Ferreras coincide en que “los niños de hoy llegan con mucho nivel”, y ahora el reto es que las granjas sean para ellos “centros de desintoxicación de pantallas”. Y respecto a los padres, “hemos pasado de que vieran estas estancias como vacaciones a querer que salgan siendo ecologistas”, indica.

Han cambiado los temas: “en el año 83 no hablábamos de cambio climático, ni de contaminación de plástico o de renovables, sino de conservación de la naturaleza. La visión de la educación ambiental era sobre todo naturalista, mientras que ahora está más enfocada a la resolución de los problemas ambientales”, añade.

Desafíos

No ha variado, sin embargo, la principal enseñanza que estos centros quieren dejar en los futuros adultos: “La naturaleza está interrelacionada y nada es independiente. La intervención del hombre puede tener en cuenta esos frágiles procesos y protegerlo con formas respetuosas de estar en el mundo, o destruir su equilibrio”, resume la directora de Huerto Alegre.
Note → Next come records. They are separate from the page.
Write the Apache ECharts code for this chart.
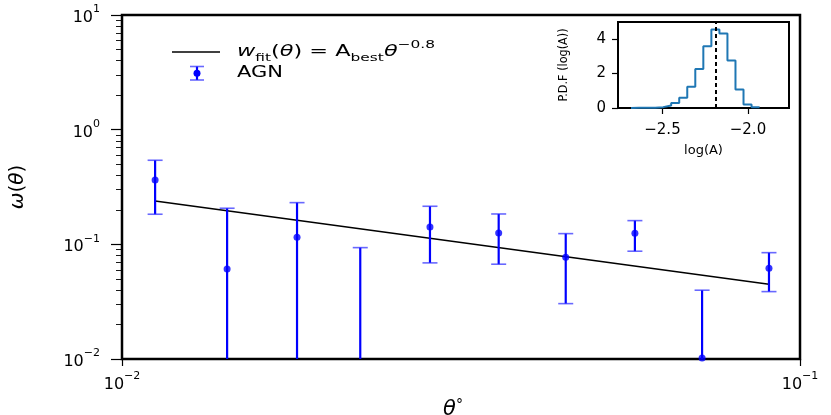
<!DOCTYPE html>
<html><head><meta charset="utf-8">
<script src="https://cdn.jsdelivr.net/npm/echarts@6/dist/echarts.min.js"></script>
<style>html,body{margin:0;padding:0;background:#fff}#c{width:831px;height:415px}</style>
</head><body><div id="c"></div>
<script>
// ---- main panel data ----
const theta   = [0.01119, 0.01429, 0.01812, 0.02246, 0.02846, 0.03594, 0.04513, 0.05708, 0.07171, 0.0900];
const omega   = [0.364,   0.0610,  0.1153,  null,    0.1418,  0.1257,  0.0772,  0.1249,  0.0102,  0.0619];
const errLow  = [0.183,   0.001,   0.001,   0.001,   0.0689,  0.0671,  0.0304,  0.0871,  0.001,   0.0387];
const errHigh = [0.541,   0.2064,  0.231,   0.0936,  0.2148,  0.184,   0.124,   0.161,   0.0398,  0.0846];
const fitTheta = [0.01119, 0.0900];
const fitOmega = [0.239, 0.0449];
const yMinorTicks = [0.02,0.03,0.04,0.05,0.06,0.07,0.08,0.09,0.2,0.3,0.4,0.5,0.6,0.7,0.8,0.9,2,3,4,5,6,7,8,9];
// ---- inset histogram data ----
const histEdges = [-2.684,-2.637,-2.590,-2.543,-2.496,-2.449,-2.402,-2.355,-2.308,-2.261,-2.214,-2.167,-2.120,-2.073,-2.026,-1.979,-1.932];
const histPdf   = [0.01, 0.01, 0.02, 0.05, 0.15, 0.29, 0.60, 1.24, 2.27, 3.59, 4.56, 4.33, 2.76, 1.07, 0.21, 0.04];
const bestLogA = -2.191;
const insetXTicks = [-2.5, -2.0];
const insetYTicks = [0, 2, 4];

const FONT = 'DejaVu Sans';
const BLUE = '#0000ff';
const CAP = 'rgba(40,40,255,0.7)';
const chart = echarts.init(document.getElementById('c'), null, {renderer: 'canvas'});

function sup(v) {
  const e = Math.round(Math.log10(v));
  return '{b|10}{s|' + (e < 0 ? '\u2212' + (-e) : e) + '}';
}
const powRich = {
  b: {fontSize: 16, fontFamily: FONT, color: '#000', lineHeight: 22, verticalAlign: 'bottom'},
  s: {fontSize: 11, fontFamily: FONT, color: '#000', lineHeight: 22, verticalAlign: 'top'}
};

const errData = theta.map((t, i) => [t, errLow[i], errHigh[i]]);
const ptData = theta.map((t, i) => [t, omega[i]]);
const fitData = fitTheta.map((t, i) => [t, fitOmega[i]]);
const histData = [[histEdges[0], 0]];
histPdf.forEach((h, i) => histData.push([histEdges[i], h]));
histData.push([histEdges[histEdges.length - 1], histPdf[histPdf.length - 1]]);
histData.push([histEdges[histEdges.length - 1], 0]);

const option = {
  backgroundColor: '#fff',
  animation: false,
  grid: [
    {left: 122, top: 15, width: 678, height: 344, outerBoundsMode: 'none', containLabel: false,
     show: true, borderColor: '#000', borderWidth: 2.5, backgroundColor: 'transparent'},
    {left: 618, top: 22, width: 171, height: 86, outerBoundsMode: 'none', containLabel: false,
     show: true, borderColor: '#000', borderWidth: 2, backgroundColor: '#fff', z: 10}
  ],
  xAxis: [
    {type: 'log', logBase: 10, min: 0.01, max: 0.1, interval: 1, gridIndex: 0,
     axisLine: {show: false}, splitLine: {show: false},
     axisTick: {show: true, length: 7, lineStyle: {color: '#000', width: 1.2}},
     axisLabel: {margin: 12, formatter: sup, rich: powRich},
     name: '{t|θ}{d|°}', nameLocation: 'middle', nameGap: 28,
     nameTextStyle: {padding: [0, 16, 0, 0], rich: {t: {fontSize: 21, fontStyle: 'italic', fontFamily: FONT, color: '#000'}, d: {fontSize: 14, fontFamily: FONT, color: '#000', verticalAlign: 'top', lineHeight: 24}}}},
    {type: 'value', min: -2.76, max: -1.76, gridIndex: 1,
     axisLine: {show: false}, splitLine: {show: false},
     axisTick: {show: true, length: 6, customValues: insetXTicks, lineStyle: {color: '#000', width: 1.2}},
     axisLabel: {customValues: insetXTicks, margin: 15, fontSize: 15, fontFamily: FONT, color: '#000',
                 formatter: v => (v < 0 ? '\u2212' : '') + Math.abs(v).toFixed(1)},
     name: 'log(A)', nameLocation: 'middle', nameGap: 36,
     nameTextStyle: {fontSize: 13, fontFamily: FONT, color: '#000'}, z: 11}
  ],
  yAxis: [
    {type: 'log', logBase: 10, min: 0.01, max: 10, interval: 1, gridIndex: 0,
     axisLine: {show: false}, splitLine: {show: false},
     axisTick: {show: true, length: 11, lineStyle: {color: '#000', width: 1.2}},
     axisLabel: {margin: 22, formatter: sup, rich: powRich},
     name: '{w|ω}{p|(}{w|θ}{p|)}', nameLocation: 'middle', nameGap: 94, nameRotate: 90,
     nameTextStyle: {rich: {w: {fontSize: 20, fontStyle: 'italic', fontFamily: FONT, color: '#000'}, p: {fontSize: 20, fontFamily: FONT, color: '#000'}}}},
    {type: 'log', logBase: 10, min: 0.01, max: 10, gridIndex: 0, position: 'left',
     axisLine: {show: false}, splitLine: {show: false},
     axisTick: {show: true, length: 6, customValues: yMinorTicks, lineStyle: {color: '#000', width: 0.9}},
     axisLabel: {show: false}},
    {type: 'value', min: 0, max: 5, gridIndex: 1,
     axisLine: {show: false}, splitLine: {show: false},
     axisTick: {show: true, length: 6, customValues: insetYTicks, lineStyle: {color: '#000', width: 1.2}},
     axisLabel: {customValues: insetYTicks, margin: 12, fontSize: 15, fontFamily: FONT, color: '#000'},
     name: 'P.D.F (log(A))', nameLocation: 'middle', nameGap: 48, nameRotate: 90,
     nameTextStyle: {fontSize: 12.5, fontFamily: 'DejaVu Sans Condensed', color: '#000'}, z: 11}
  ],
  series: [
    {type: 'line', name: 'fit', xAxisIndex: 0, yAxisIndex: 0, data: fitData, symbol: 'none',
     lineStyle: {color: '#000', width: 1.5}, z: 3},
    {type: 'custom', name: 'AGN err', xAxisIndex: 0, yAxisIndex: 0, data: errData,
     encode: {x: 0, y: [1, 2]}, z: 4, clip: false,
     renderItem: function (params, api) {
       const cs = params.coordSys;
       const x = api.value(0);
       const pLo = api.coord([x, api.value(1)]);
       const pHi = api.coord([x, api.value(2)]);
       const yBot = cs.y + cs.height, yTop = cs.y;
       const clamp = y => Math.max(yTop, Math.min(yBot, y));
       const px = pLo[0];
       const children = [{type: 'line', shape: {x1: px, y1: clamp(pLo[1]), x2: px, y2: clamp(pHi[1])},
                          style: {stroke: BLUE, lineWidth: 2.2}}];
       const cap = 7.5;
       [pLo[1], pHi[1]].forEach(y => {
         if (y >= yTop && y <= yBot) children.push({type: 'line', shape: {x1: px - cap, y1: y, x2: px + cap, y2: y},
           style: {stroke: CAP, lineWidth: 1.6}});
       });
       return {type: 'group', children: children};
     }},
    {type: 'scatter', name: 'AGN', xAxisIndex: 0, yAxisIndex: 0, data: ptData, symbol: 'circle', symbolSize: 7,
     itemStyle: {color: BLUE}, z: 5},
    {type: 'line', name: 'hist', xAxisIndex: 1, yAxisIndex: 2, data: histData, step: 'end', symbol: 'none',
     lineStyle: {color: '#1f77b4', width: 2}, z: 12,
     markLine: {silent: true, symbol: 'none', z: 13, label: {show: false}, animation: false,
                lineStyle: {color: '#000', type: [4, 3], width: 2}, data: [{xAxis: bestLogA}]}}
  ],
  graphic: [
    {type: 'line', shape: {x1: 172, y1: 52, x2: 220, y2: 52}, style: {stroke: '#000', lineWidth: 1.5}, z: 20},
    {type: 'line', shape: {x1: 197, y1: 66.5, x2: 197, y2: 80}, style: {stroke: BLUE, lineWidth: 2.2}, z: 20},
    {type: 'line', shape: {x1: 190, y1: 66.5, x2: 204, y2: 66.5}, style: {stroke: CAP, lineWidth: 1.6}, z: 20},
    {type: 'line', shape: {x1: 190, y1: 80, x2: 204, y2: 80}, style: {stroke: CAP, lineWidth: 1.6}, z: 20},
    {type: 'circle', shape: {cx: 197, cy: 73.3, r: 3.5}, style: {fill: BLUE}, z: 20},
    {type: 'text', x: 237, y: 52, scaleX: 1.4, z: 20, style: {
      text: '{i|w}{sub|fit}{n|(}{i|θ}{n|) = A}{sub|best}{i|θ}{sup|\u22120.8}',
      verticalAlign: 'middle',
      rich: {
        i: {fontSize: 16, fontStyle: 'italic', fontFamily: FONT, fill: '#000', lineHeight: 24, verticalAlign: 'middle'},
        n: {fontSize: 16, fontFamily: FONT, fill: '#000', lineHeight: 24, verticalAlign: 'middle'},
        sub: {fontSize: 11, fontFamily: FONT, fill: '#000', lineHeight: 24, verticalAlign: 'bottom'},
        sup: {fontSize: 11, fontFamily: FONT, fill: '#000', lineHeight: 24, verticalAlign: 'top'}
      }}},
    {type: 'text', x: 237, y: 73.5, scaleX: 1.4, z: 20, style: {text: 'AGN', fontSize: 15, fontFamily: FONT, fill: '#000', verticalAlign: 'middle'}}
  ]
};
chart.setOption(option);
</script>
</body></html>
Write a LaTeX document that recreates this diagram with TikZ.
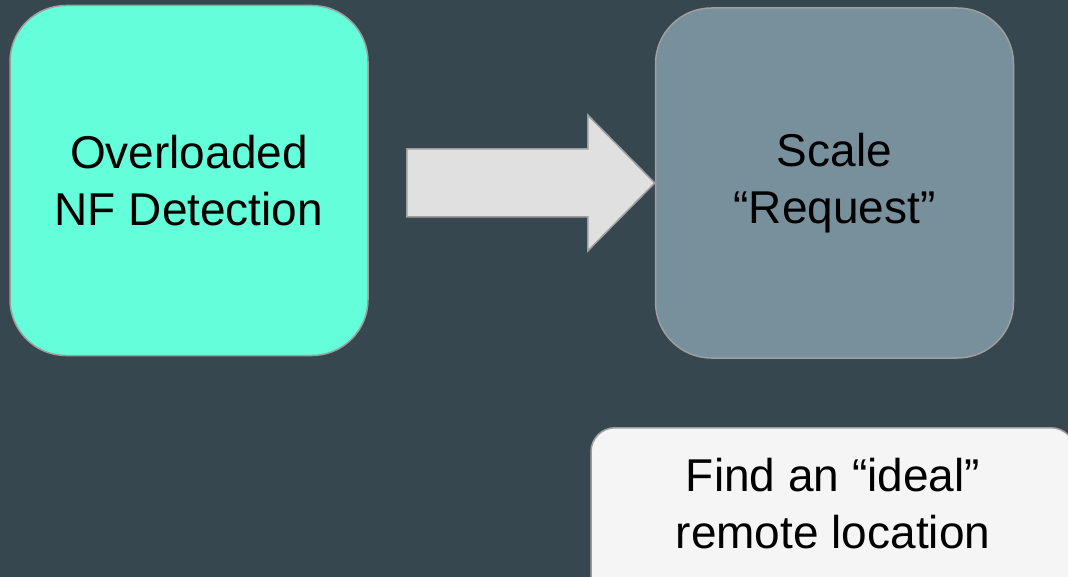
\documentclass[tikz,border=0pt]{standalone}
\usepackage{fontspec}
\setmainfont{Liberation Sans}
\usetikzlibrary{positioning, calc}
\definecolor{slate}{HTML}{37474F}
\definecolor{mint}{HTML}{64FFDA}
\definecolor{bluegrey}{HTML}{78909C}
\definecolor{paper}{HTML}{F5F5F5}
\definecolor{arrowfill}{HTML}{E0E0E0}
\definecolor{edgegray}{HTML}{9E9E9E}

\begin{document}
\begin{tikzpicture}[x=1pt, y=-1pt,
    card/.style={rectangle, draw=edgegray, line width=1.5pt, rounded corners=56pt, minimum width=358pt, minimum height=350pt, text centered, align=center, font=\fontsize{46}{57}\selectfont},
    note/.style={card, rounded corners=24pt, minimum width=484pt, minimum height=180pt},
    caption/.style={align=center, font=\fontsize{46}{57}\selectfont},
    blockarrow/.style={draw=edgegray, fill=arrowfill, line width=1.5pt, line join=miter}]
    % Canvas
    \clip (0,0) rectangle (1068,577);
    \fill[slate] (0,0) rectangle (1068,577);

    % Nodes
    \node[card, fill=mint] (detect) at (189,180.5) {Overloaded\\NF Detection};
    \node[card, fill=bluegrey] (scale) at (834.5,183) {Scale\\“Request”};
    \node[note, fill=paper, anchor=north] (locate) at (833,427) {};
    \node[caption] (locatetext) at ($(locate.north)+(0,76.5)$) {Find an “ideal”\\remote location};

    % Arrows
    \coordinate (tip) at (scale.west);
    \draw[blockarrow] (tip) -- ++(-67,-68) -- ++(0,34) -- ++(-181,0) -- ++(0,68) -- ++(181,0) -- ++(0,34) -- cycle;

\end{tikzpicture}
\end{document}
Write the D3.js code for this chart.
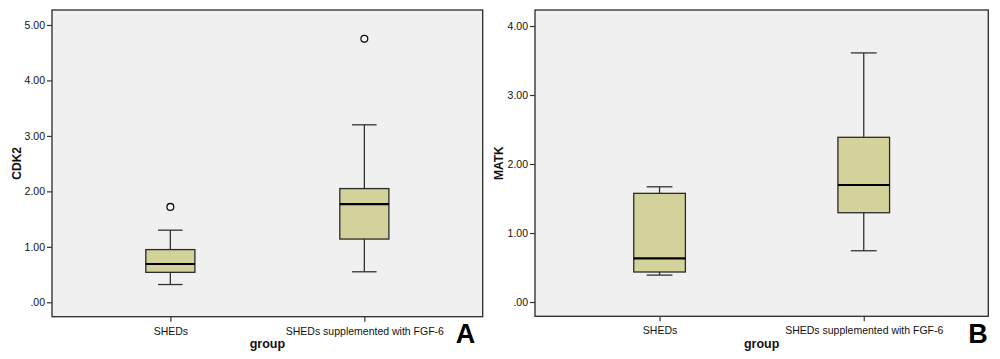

Tampoco lo ha hecho uno de sus desafíos históricos: llegar a todos los niños, no solo a quienes pueden pagar su estancia (en España, coinciden en que apenas han existido ayudas en esta materia) y que la educación ambiental no sea “una cuestión de voluntaristas convencidos”, sino que esté incluida en el currículo educativo.

Ferreras apunta que es importante también “conseguir que la educación ambiental no se banalice: nuestra labor no es formar activistas, sino dotar a las personas de la capacidad transformar su entorno y su forma de actuar en su vidas cotidiana”.